**ENTRIES:**
========

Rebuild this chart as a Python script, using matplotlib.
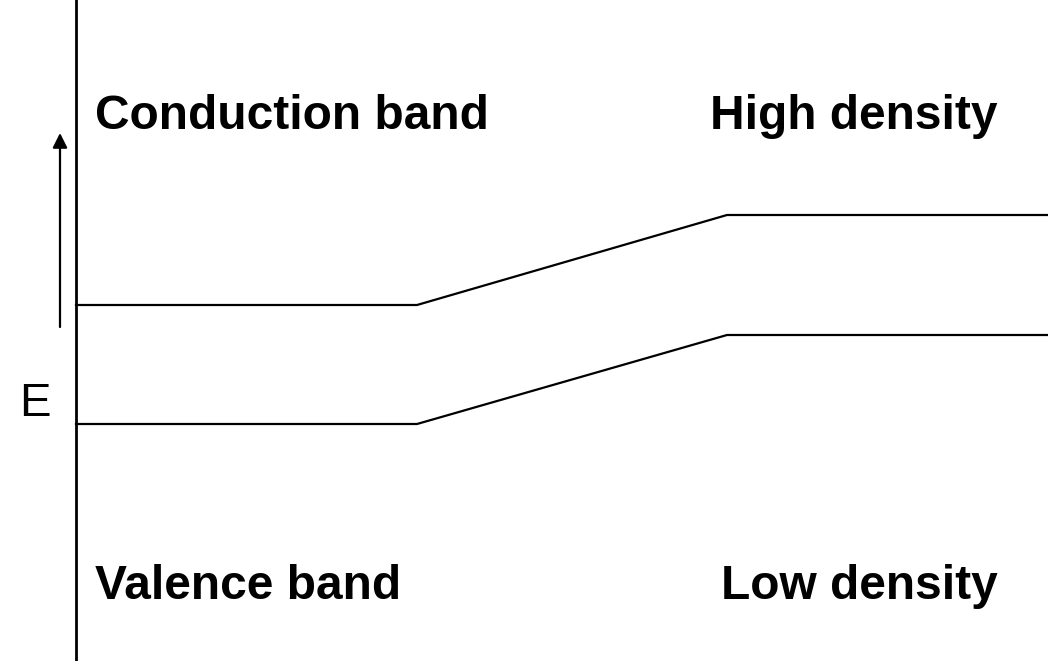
import matplotlib
matplotlib.use("Agg")
import matplotlib.pyplot as plt

# band edges, in picture pixels (x to the right, y downwards)
band_x = [76, 417, 727, 1048]
conduction_y = [305, 305, 215, 215]
valence_y = [424, 424, 335, 335]

labels_left = ["Conduction band", "Valence band"]
labels_right = ["High density", "Low density"]
label_y = [129, 599]

plt.rcParams['font.family'] = ['Liberation Sans', 'DejaVu Sans']

fig = plt.figure(figsize=(10.48, 6.61), dpi=100)
ax = fig.add_axes([0, 0, 1, 1])
ax.set_xlim(0, 1048)
ax.set_ylim(661, 0)
ax.axis("off")

# axis line on the left
ax.plot([76, 76], [0, 661], color="black", lw=2)

ax.plot(band_x, conduction_y, color="black", lw=1.6)
ax.plot(band_x, valence_y, color="black", lw=1.6)

# energy arrow
ax.annotate("", xy=(60, 133), xytext=(60, 327),
            arrowprops=dict(arrowstyle="-|>", color="black", lw=1.6,
                            mutation_scale=22, shrinkA=0, shrinkB=0))
ax.text(35, 416, "E", fontsize=34, ha="center", va="baseline")

for lab, y in zip(labels_left, label_y):
    ax.text(95, y, lab, fontsize=34.5, fontweight="bold", ha="left", va="baseline")
for lab, y in zip(labels_right, label_y):
    ax.text(998, y, lab, fontsize=34.5, fontweight="bold", ha="right", va="baseline")

fig.savefig("out.png", dpi=100)
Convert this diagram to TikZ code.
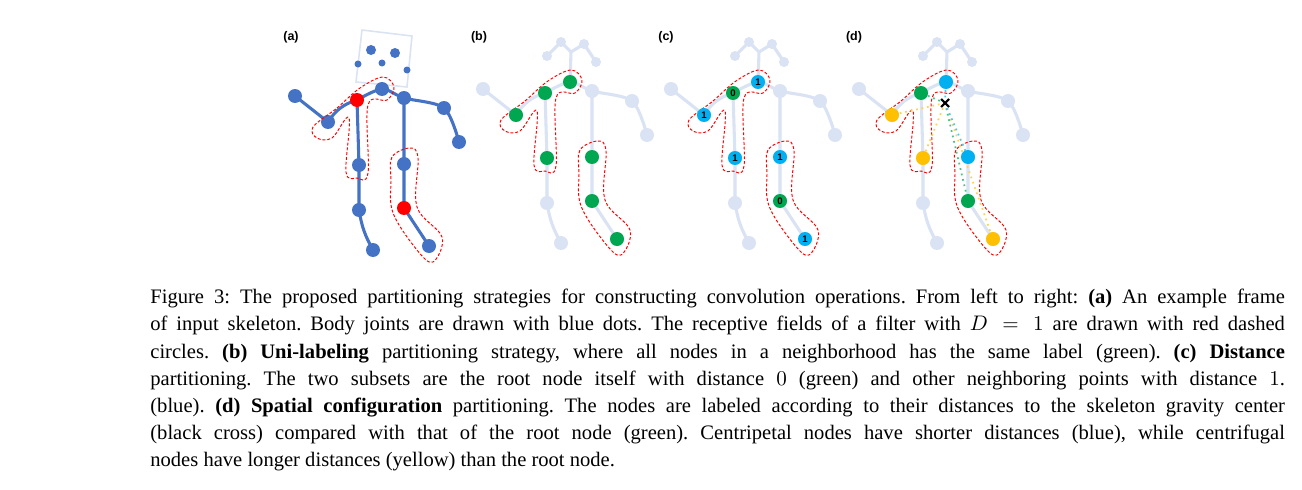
\documentclass[tikz,border=0pt]{standalone}
\usepackage{fontspec}
\setmainfont{Liberation Serif}
\newfontfamily\lsans{Liberation Sans}
\definecolor{jblue}{RGB}{68,114,196}
\definecolor{pale}{RGB}{218,227,243}
\definecolor{jgreen}{RGB}{0,166,80}
\definecolor{jcyan}{RGB}{0,176,240}
\definecolor{jyel}{RGB}{255,192,0}
\newcommand\defjoints[1]{%
 \coordinate (#1lh) at (295,96);
 \coordinate (#1le) at (328,122);
 \coordinate (#1ls) at (357,100);
 \coordinate (#1nk) at (382,89);
 \coordinate (#1rs) at (404,98);
 \coordinate (#1re) at (444,108);
 \coordinate (#1rh) at (459,142);
 \coordinate (#1lp) at (359,165);
 \coordinate (#1lk) at (359,210);
 \coordinate (#1lf) at (373,250);
 \coordinate (#1rp) at (404,164);
 \coordinate (#1rk) at (404,208);
 \coordinate (#1rf) at (429,246);}
\newcommand\hulls[1]{%
 \draw[hull] plot[smooth cycle,tension=0.6] coordinates {(313,127) (337,108) (360,88) (383,77) (394,87) (387,100) (368,105) (368,173) (357,178) (346,172) (349,118) (332,138) (317,138)};
 \draw[hull] plot[smooth cycle,tension=0.6] coordinates {(392,157) (410,148) (418,158) (417,207) (442,237) (433,262) (417,250) (393,213) (391,180)};}
\newcommand\skel[2]{% prefix, colour
 \draw[bone,#2] (#1lh) -- (#1le) to[bend left=20] (#1ls);
 \draw[bone,#2] plot[smooth] coordinates {(#1ls) (#1nk) (#1rs) (#1re) (#1rh)};
 \draw[bone,#2] (#1ls) -- (#1lp) -- (#1lk) to[bend right=10] (#1lf);
 \draw[bone,#2] (#1rs) -- (#1rp) -- (#1rk) -- (#1rf);}
\newcommand\paleskel[1]{%
 \defjoints{#1}
 \coordinate (#1ht) at ($(#1nk)+(1,-30)$);
 \coordinate (#1ey) at ($(#1nk)+(-9,-40)$);
 \coordinate (#1ea) at ($(#1nk)+(-23,-26)$);
 \coordinate (#1ry) at ($(#1nk)+(14,-38)$);
 \coordinate (#1ra) at ($(#1nk)+(26,-20)$);
 \skel{#1}{pale}
 \draw[bone,pale] (#1nk) -- (#1ht) -- (#1ey) -- (#1ea) (#1ht) -- (#1ry) -- (#1ra);
 \foreach \j in {lh,le,ls,nk,rs,re,rh,lp,lk,lf,rp,rk,rf} \fill[pale] (#1\j) circle (7);
 \foreach \j in {ey,ea,ry,ra} \fill[pale] (#1\j) circle (5);
 \hulls{#1}}
\usetikzlibrary{calc}
\begin{document}
\begin{tikzpicture}[x=0.52pt,y=-0.52pt,
 bone/.style={line width=1.6pt},
 hull/.style={red,dashed,line width=0.5pt,dash pattern=on 1.5pt off 1pt},
 lab/.style={font=\lsans\bfseries\fontsize{6.5}{7}\selectfont},
 num/.style={font=\lsans\bfseries\fontsize{5}{5}\selectfont,inner sep=0pt}]
\useasboundingbox (0,0) rectangle (1302,490);
\fill[white] (0,0) rectangle (1302,490);
% panel labels
\node[lab] (la) at (291,37) {(a)};
\node[lab] (lb) at (479,37) {(b)};
\node[lab] (lc) at (666,37) {(c)};
\node[lab] (ld) at (854,37) {(d)};
% (a)
\defjoints{a}
\draw[pale,line width=0.8pt] (362,30) -- (412,36) -- (407,87) -- (356,82) -- cycle;
\foreach \p/\r in {{(371,50)}/5,{(395,53)}/5,{(358,64)}/3.5,{(382,63)}/3.5,{(407,70)}/3.5} \fill[jblue] \p circle (\r);
\skel{a}{jblue}
\foreach \j in {lh,le,nk,rs,re,rh,lp,lk,lf,rp,rf} \fill[jblue] (a\j) circle (7);
\fill[red] (als) circle (7) (ark) circle (7);
\hulls{a}
% (b)
\begin{scope}[shift={(188,-7)}]
\paleskel{b}
\foreach \j in {le,ls,nk,lp,rp,rk,rf} \fill[jgreen] (b\j) circle (7);
\end{scope}
% (c)
\begin{scope}[shift={(376,-7)}]
\paleskel{c}
\foreach \j in {le,nk,lp,rp,rf} {\fill[jcyan] (c\j) circle (7); \node[num] at (c\j) {1};}
\foreach \j in {ls,rk} {\fill[jgreen] (c\j) circle (7); \node[num] at (c\j) {0};}
\end{scope}
% (d)
\begin{scope}[shift={(564,-7)}]
\paleskel{d}
\coordinate (dx) at (381,110);
\foreach \j in {le,lp,rf} \draw[jyel!70,dotted,line width=0.9pt] (dx) -- (d\j);
\foreach \j in {ls,rk} \draw[jgreen!70,dotted,line width=0.9pt] (dx) -- (d\j);
\foreach \j in {nk,rp} \draw[jcyan!70,dotted,line width=0.9pt] (dx) -- (d\j);
\foreach \j in {le,lp,rf} \fill[jyel] (d\j) circle (7);
\foreach \j in {ls,rk} \fill[jgreen] (d\j) circle (7);
\foreach \j in {nk,rp} \fill[jcyan] (d\j) circle (7);
\draw[line width=1.1pt] ($(dx)+(-4,-4)$) -- ($(dx)+(4,4)$) ($(dx)+(-4,4)$) -- ($(dx)+(4,-4)$);
\end{scope}
% caption
\node[anchor=north west,inner sep=0pt,text width=590pt,align=justify,font=\fontsize{10.7}{14.1}\selectfont] (cap) at (150,289) {\frenchspacing Figure 3: The proposed partitioning strategies for constructing convolution operations. From left to right: \textbf{(a)} An example frame\linebreak
of input skeleton. Body joints are drawn with blue dots. The receptive fields of a filter with $D = 1$ are drawn with red dashed\linebreak
circles. \textbf{(b) Uni-labeling} partitioning strategy, where all nodes in a neighborhood has the same label (green). \textbf{(c) Distance}\linebreak
partitioning. The two subsets are the root node itself with distance $0$ (green) and other neighboring points with distance $1$.\linebreak
(blue). \textbf{(d) Spatial configuration} partitioning. The nodes are labeled according to their distances to the skeleton gravity center\linebreak
(black cross) compared with that of the root node (green). Centripetal nodes have shorter distances (blue), while centrifugal\linebreak
nodes have longer distances (yellow) than the root node.};
\end{tikzpicture}
\end{document}
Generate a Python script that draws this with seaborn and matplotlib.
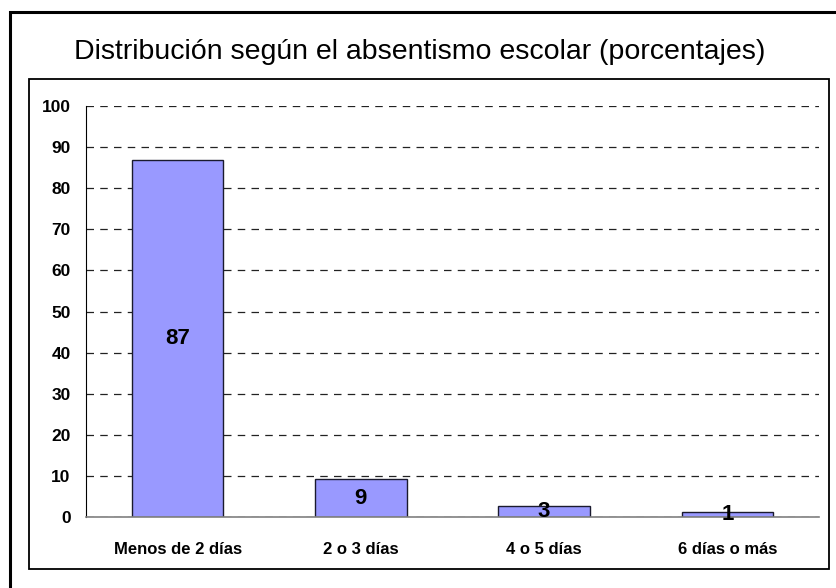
import matplotlib
matplotlib.use("Agg")
import matplotlib.pyplot as plt
from matplotlib.patches import Rectangle
import seaborn as sns
import pandas as pd

# Datos del gráfico
categorias = ["Menos de 2 días", "2 o 3 días", "4 o 5 días", "6 días o más"]
porcentajes = [86.8, 9.2, 2.7, 1.1]
etiquetas = ["87", "9", "3", "1"]
titulo = "Distribución según el absentismo escolar (porcentajes)"

df = pd.DataFrame({"categoria": categorias, "porcentaje": porcentajes})

sns.set_style("white")
plt.rcParams["font.family"] = ["Liberation Sans", "DejaVu Sans"]
plt.rcParams["text.color"] = "black"
plt.rcParams["xtick.color"] = "black"
plt.rcParams["ytick.color"] = "black"

W, H = 837, 588
fig = plt.figure(figsize=(W / 100, H / 100), dpi=100)
ax = fig.add_axes([86 / W, 1 - 517 / H, (819 - 86) / W, (517 - 106) / H])

sns.barplot(data=df, x="categoria", y="porcentaje", color="#9999FF",
            saturation=1, width=0.5, edgecolor="#1a1a2e", linewidth=1, ax=ax)

ax.set_xlim(-0.5, len(categorias) - 0.5)
ax.set_ylim(0, 100)
ax.set_yticks(range(0, 101, 10))
ax.grid(axis="y", color="#222222", linestyle=(0, (6, 5)), linewidth=0.9)
ax.set_axisbelow(True)

for i, (v, t) in enumerate(zip(porcentajes, etiquetas)):
    ax.text(i, v / 2, t, ha="center", va="center", fontsize=16,
            fontweight="bold", color="black")

ax.set_xlabel("")
ax.set_ylabel("")
for s in ["top", "right"]:
    ax.spines[s].set_visible(False)
ax.spines["left"].set_color("black")
ax.spines["bottom"].set_color("#808080")
ax.spines["bottom"].set_linewidth(1.2)

ax.tick_params(axis="y", length=5, width=0.9, color="black", direction="out",
               labelsize=12.5, pad=6)
for lab in ax.get_yticklabels():
    lab.set_fontweight("bold")
ax.set_xticks(range(len(categorias)))
ax.set_xticklabels(categorias, fontsize=12, fontweight="bold")
ax.tick_params(axis="x", which="major", length=0, pad=18)
ax.set_xticks([i - 0.5 for i in range(len(categorias) + 1)], minor=True)
ax.tick_params(axis="x", which="minor", length=5, color="#808080", direction="out")

# Marcos estilo Excel
fig.patches.append(Rectangle((10 / W, -0.1), 1.2, 1 - 12 / H + 0.1, transform=fig.transFigure,
                             fill=False, edgecolor="black", linewidth=2.2))
fig.patches.append(Rectangle((29 / W, 1 - 569 / H), (829 - 29) / W, (569 - 79) / H,
                             transform=fig.transFigure, fill=False,
                             edgecolor="black", linewidth=1.3))

fig.text(420 / W, 1 - 52 / H, titulo, ha="center", va="center", fontsize=20.5)

fig.savefig("out.png", dpi=100)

========

**CHALLENGE:**
Isolate each line of the listing above that includes "with". Copy it.

**THE RESPONSE:**
of input skeleton. Body joints are drawn with blue dots. The receptive fields of a filter with $D = 1$ are drawn with red dashed\linebreak
partitioning. The two subsets are the root node itself with distance $0$ (green) and other neighboring points with distance $1$.\linebreak
(black cross) compared with that of the root node (green). Centripetal nodes have shorter distances (blue), while centrifugal\linebreak
Generate a Python script that draws this with seaborn and matplotlib.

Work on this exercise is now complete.